-- Listing start --

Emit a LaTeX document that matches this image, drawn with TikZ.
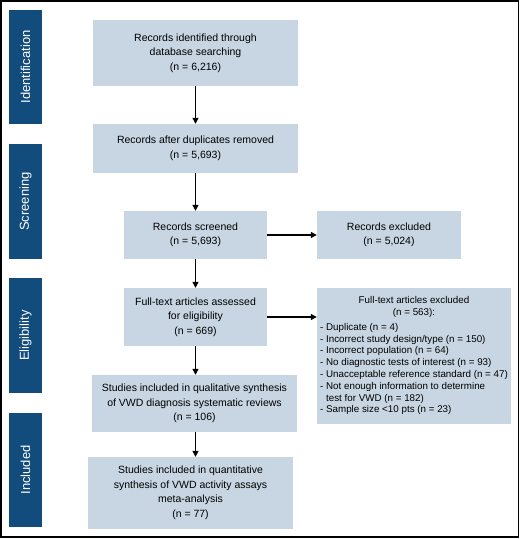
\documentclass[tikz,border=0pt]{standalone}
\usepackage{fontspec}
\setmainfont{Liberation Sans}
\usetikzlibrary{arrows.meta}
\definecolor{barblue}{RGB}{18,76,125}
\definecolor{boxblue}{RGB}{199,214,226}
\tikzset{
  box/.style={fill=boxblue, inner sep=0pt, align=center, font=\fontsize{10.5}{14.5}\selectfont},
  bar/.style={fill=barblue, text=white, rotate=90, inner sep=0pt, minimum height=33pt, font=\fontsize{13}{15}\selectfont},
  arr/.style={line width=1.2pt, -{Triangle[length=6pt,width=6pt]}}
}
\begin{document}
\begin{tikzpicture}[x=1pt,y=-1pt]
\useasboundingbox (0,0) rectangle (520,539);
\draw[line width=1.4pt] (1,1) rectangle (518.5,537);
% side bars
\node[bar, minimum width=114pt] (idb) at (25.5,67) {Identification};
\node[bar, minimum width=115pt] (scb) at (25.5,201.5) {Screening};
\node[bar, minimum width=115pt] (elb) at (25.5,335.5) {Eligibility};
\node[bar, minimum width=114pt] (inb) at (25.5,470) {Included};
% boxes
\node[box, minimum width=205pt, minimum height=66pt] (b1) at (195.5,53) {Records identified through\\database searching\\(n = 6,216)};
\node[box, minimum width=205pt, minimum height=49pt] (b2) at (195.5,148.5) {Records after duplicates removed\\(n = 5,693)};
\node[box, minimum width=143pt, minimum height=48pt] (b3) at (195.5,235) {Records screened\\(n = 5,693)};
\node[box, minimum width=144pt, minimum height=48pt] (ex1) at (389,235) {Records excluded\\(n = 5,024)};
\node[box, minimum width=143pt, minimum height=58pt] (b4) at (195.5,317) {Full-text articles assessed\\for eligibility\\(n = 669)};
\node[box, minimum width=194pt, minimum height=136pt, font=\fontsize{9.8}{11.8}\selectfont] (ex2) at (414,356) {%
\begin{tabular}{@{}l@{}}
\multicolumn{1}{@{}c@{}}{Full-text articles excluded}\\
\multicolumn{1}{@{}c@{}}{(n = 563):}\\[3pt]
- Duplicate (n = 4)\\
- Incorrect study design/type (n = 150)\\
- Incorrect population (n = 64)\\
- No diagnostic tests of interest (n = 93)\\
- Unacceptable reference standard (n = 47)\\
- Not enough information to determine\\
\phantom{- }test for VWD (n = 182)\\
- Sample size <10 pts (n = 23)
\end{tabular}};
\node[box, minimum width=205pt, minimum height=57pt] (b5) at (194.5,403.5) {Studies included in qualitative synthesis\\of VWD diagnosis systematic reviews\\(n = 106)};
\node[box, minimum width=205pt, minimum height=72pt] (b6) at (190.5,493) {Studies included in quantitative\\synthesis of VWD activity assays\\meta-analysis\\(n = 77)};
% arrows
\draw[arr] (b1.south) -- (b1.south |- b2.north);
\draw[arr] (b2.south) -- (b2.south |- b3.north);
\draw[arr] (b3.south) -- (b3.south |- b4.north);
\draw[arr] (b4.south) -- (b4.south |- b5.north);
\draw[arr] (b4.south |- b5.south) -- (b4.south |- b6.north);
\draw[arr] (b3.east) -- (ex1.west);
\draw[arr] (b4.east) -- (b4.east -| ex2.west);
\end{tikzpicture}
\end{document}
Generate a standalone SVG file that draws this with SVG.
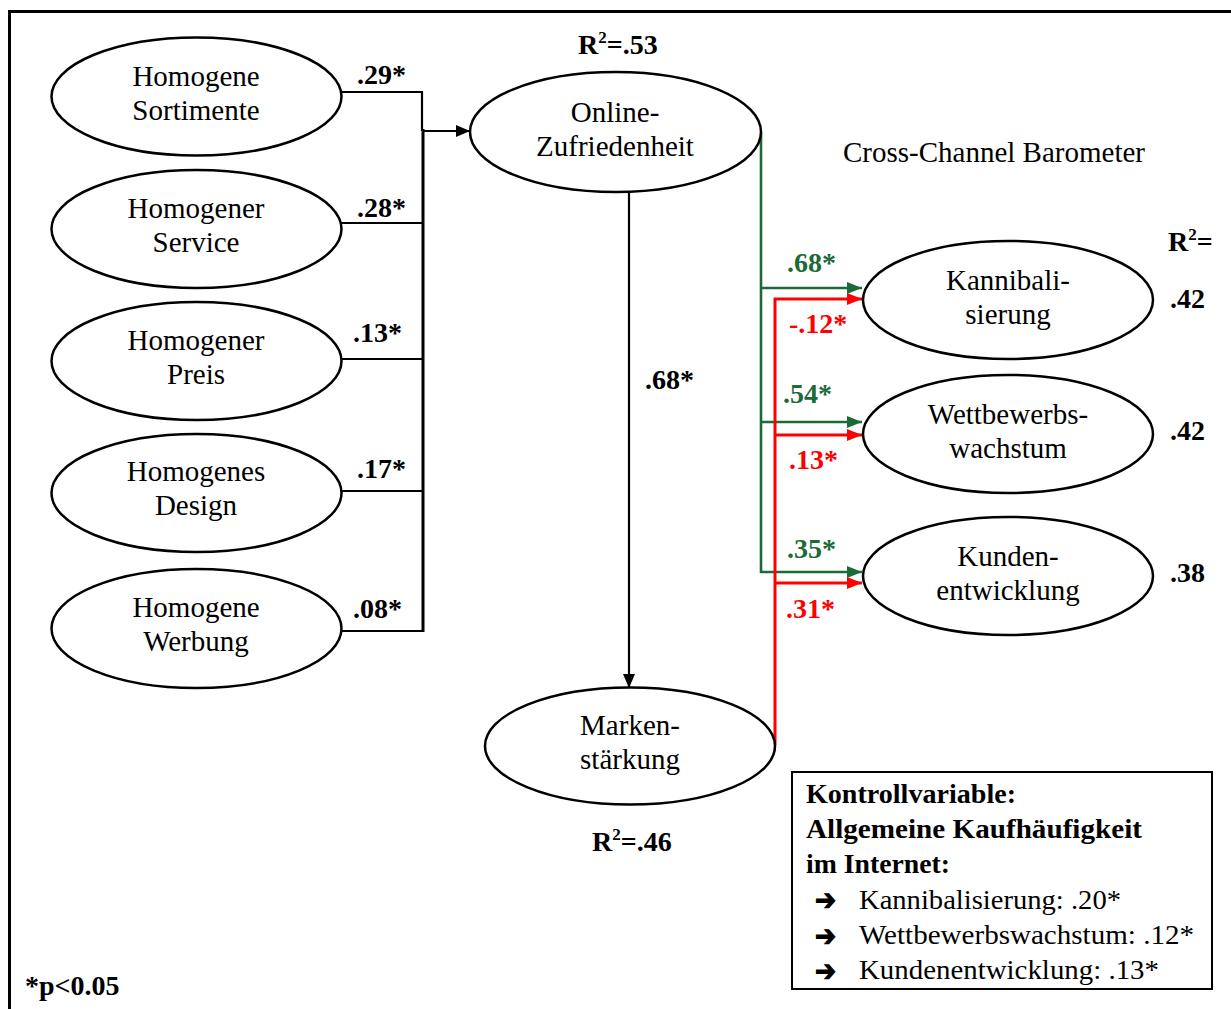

-- Listing end --

Every line of the data should be copied as it stands, without the images.

Emit a LaTeX document that matches this image, drawn with TikZ.
\documentclass[tikz,border=0pt]{standalone}
\usepackage{fontspec}
\setmainfont{Liberation Sans}
\usetikzlibrary{arrows.meta}
\definecolor{barblue}{RGB}{18,76,125}
\definecolor{boxblue}{RGB}{199,214,226}
\tikzset{
  box/.style={fill=boxblue, inner sep=0pt, align=center, font=\fontsize{10.5}{14.5}\selectfont},
  bar/.style={fill=barblue, text=white, rotate=90, inner sep=0pt, minimum height=33pt, font=\fontsize{13}{15}\selectfont},
  arr/.style={line width=1.2pt, -{Triangle[length=6pt,width=6pt]}}
}
\begin{document}
\begin{tikzpicture}[x=1pt,y=-1pt]
\useasboundingbox (0,0) rectangle (520,539);
\draw[line width=1.4pt] (1,1) rectangle (518.5,537);
% side bars
\node[bar, minimum width=114pt] (idb) at (25.5,67) {Identification};
\node[bar, minimum width=115pt] (scb) at (25.5,201.5) {Screening};
\node[bar, minimum width=115pt] (elb) at (25.5,335.5) {Eligibility};
\node[bar, minimum width=114pt] (inb) at (25.5,470) {Included};
% boxes
\node[box, minimum width=205pt, minimum height=66pt] (b1) at (195.5,53) {Records identified through\\database searching\\(n = 6,216)};
\node[box, minimum width=205pt, minimum height=49pt] (b2) at (195.5,148.5) {Records after duplicates removed\\(n = 5,693)};
\node[box, minimum width=143pt, minimum height=48pt] (b3) at (195.5,235) {Records screened\\(n = 5,693)};
\node[box, minimum width=144pt, minimum height=48pt] (ex1) at (389,235) {Records excluded\\(n = 5,024)};
\node[box, minimum width=143pt, minimum height=58pt] (b4) at (195.5,317) {Full-text articles assessed\\for eligibility\\(n = 669)};
\node[box, minimum width=194pt, minimum height=136pt, font=\fontsize{9.8}{11.8}\selectfont] (ex2) at (414,356) {%
\begin{tabular}{@{}l@{}}
\multicolumn{1}{@{}c@{}}{Full-text articles excluded}\\
\multicolumn{1}{@{}c@{}}{(n = 563):}\\[3pt]
- Duplicate (n = 4)\\
- Incorrect study design/type (n = 150)\\
- Incorrect population (n = 64)\\
- No diagnostic tests of interest (n = 93)\\
- Unacceptable reference standard (n = 47)\\
- Not enough information to determine\\
\phantom{- }test for VWD (n = 182)\\
- Sample size <10 pts (n = 23)
\end{tabular}};
\node[box, minimum width=205pt, minimum height=57pt] (b5) at (194.5,403.5) {Studies included in qualitative synthesis\\of VWD diagnosis systematic reviews\\(n = 106)};
\node[box, minimum width=205pt, minimum height=72pt] (b6) at (190.5,493) {Studies included in quantitative\\synthesis of VWD activity assays\\meta-analysis\\(n = 77)};
% arrows
\draw[arr] (b1.south) -- (b1.south |- b2.north);
\draw[arr] (b2.south) -- (b2.south |- b3.north);
\draw[arr] (b3.south) -- (b3.south |- b4.north);
\draw[arr] (b4.south) -- (b4.south |- b5.north);
\draw[arr] (b4.south |- b5.south) -- (b4.south |- b6.north);
\draw[arr] (b3.east) -- (ex1.west);
\draw[arr] (b4.east) -- (b4.east -| ex2.west);
\end{tikzpicture}
\end{document}
Generate a standalone SVG file that draws this with SVG.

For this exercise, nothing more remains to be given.